X subscribed to a total of 1,000 shares of stock. His first subscription was for 600 shares which was fully paid and he was issued a stock certificate for 600 shares. For his second subscription of 400 shares, he only paid 40%. Is X entitle to vote for the 1,000 shares?
a. Yes, since the unpaid shares have not been declared delinquent
b. No, since X has not paid for the entire subscription
c. No, but X is entitled to vote for 760 shares, corresponding to the total amount he paid
d. Yes, X is entitled to vote for his entire subscription for he will be considered a debtor of the corporation for the unpaid shares.

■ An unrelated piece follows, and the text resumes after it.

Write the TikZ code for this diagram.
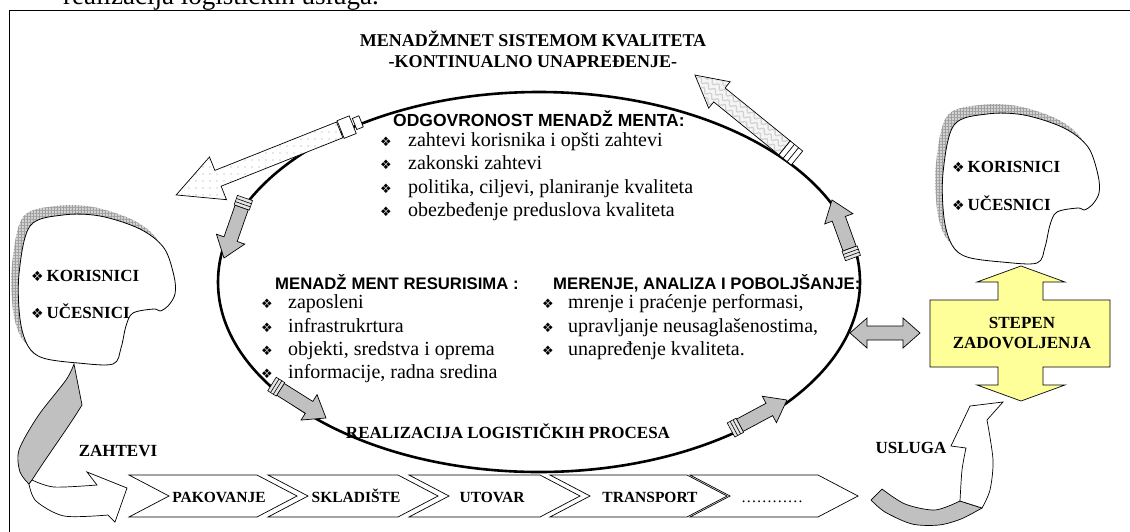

S subscribed to 100 shares of stock of C Corporation with a par value of P100 each, paying P 3,000 on his subscription. Subsequently S asked the President of C Corporation to release him from his subscription. The President of C Corporation consented provided that S forfeits to the corporation what he had already paid. However, C Corporation went into insolvency and an assignee was appointed and seeks to collect from S, the balance of his unpaid subscription. Can the assignee still collect from S?
a. Yes, consent of all stockholders and creditors of C Corporation is necessary in order for the release to be valid.
b. No, the President of C Corporation already released S from his obligation.
c. No, the President is clothed with apparent authority to release S from his unpaid subscription.
d. Yes, consent of the majority of the Board of Directors is necessary, not only that of the President, in order for the release to be valid.